Todos sabemos que las prioridades de la República son muchas y que los recursos para encararlas muy reducidos. Una de ellas, tal vez de las más importantes, es la del combate a la corrupción, por los efectos dañinos que tiene en el desenvolvimiento de la economía y porque, además, limita la capacidad del Estado para llenar su función social y regulatoria y porque genera un sentimiento generalizado de frustración, que en un estadio extremo es capaz de paralizar las energías nacionales. Siendo candidato, el después presidente de la República, Leonel Fernández, dijo que el Estado dominicano era “una estructura jurídica al servicio de la corrupción” y, por supuesto, lo siguió siendo durante sus tres administraciones, al más alto y pecaminoso nivel.
El caso me lleva a una pregunta: ¿es tan grande el fenómeno que no podríamos abatirlo? No es fácil la respuesta, pero creo que caeríamos en un trágico e inmovilizador fatalismo si partiéramos de la creencia de que no exista solución. He dicho y sostenido que las instituciones democráticas funcionan allí donde hay personas con suficiente coraje y voluntad para motorizarlas. Lo mismo ocurre con la justicia, una ficción en el país.
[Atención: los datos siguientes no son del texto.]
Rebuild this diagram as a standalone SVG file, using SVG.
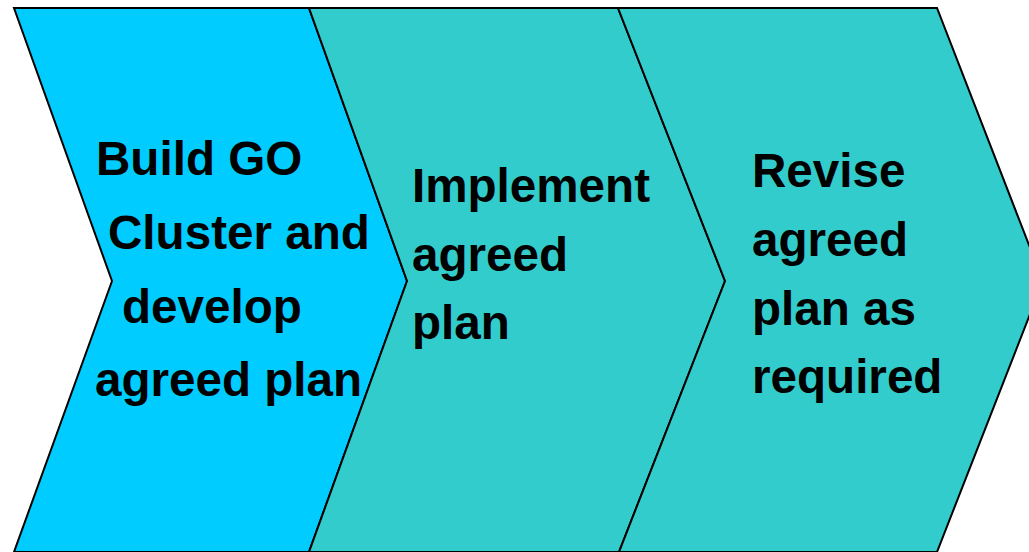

Si contáramos con jueces y fiscales dispuestos a cumplir con su deber y asumir las consecuencias de sus acciones en defensa del derecho, los tribunales serían confiables y en relativamente poco tiempo la justicia comenzaría a funcionar como es debido y el país sería otra cosa.
No importa cuán grande sea la corrupción y dañados se encuentren los poderes del Estado y las instituciones que lo forman. Leyes tenemos en demasía y el país camina y funciona a pesar de nuestro ancestral pesimismo. Muchos pudieran decir, y razones no les faltarían, que cojea y apenas funciona, pero si la nación se retrasa o detiene en su marcha no es responsabilidad única de quienes están al frente de ella, sino de la indolencia colectiva.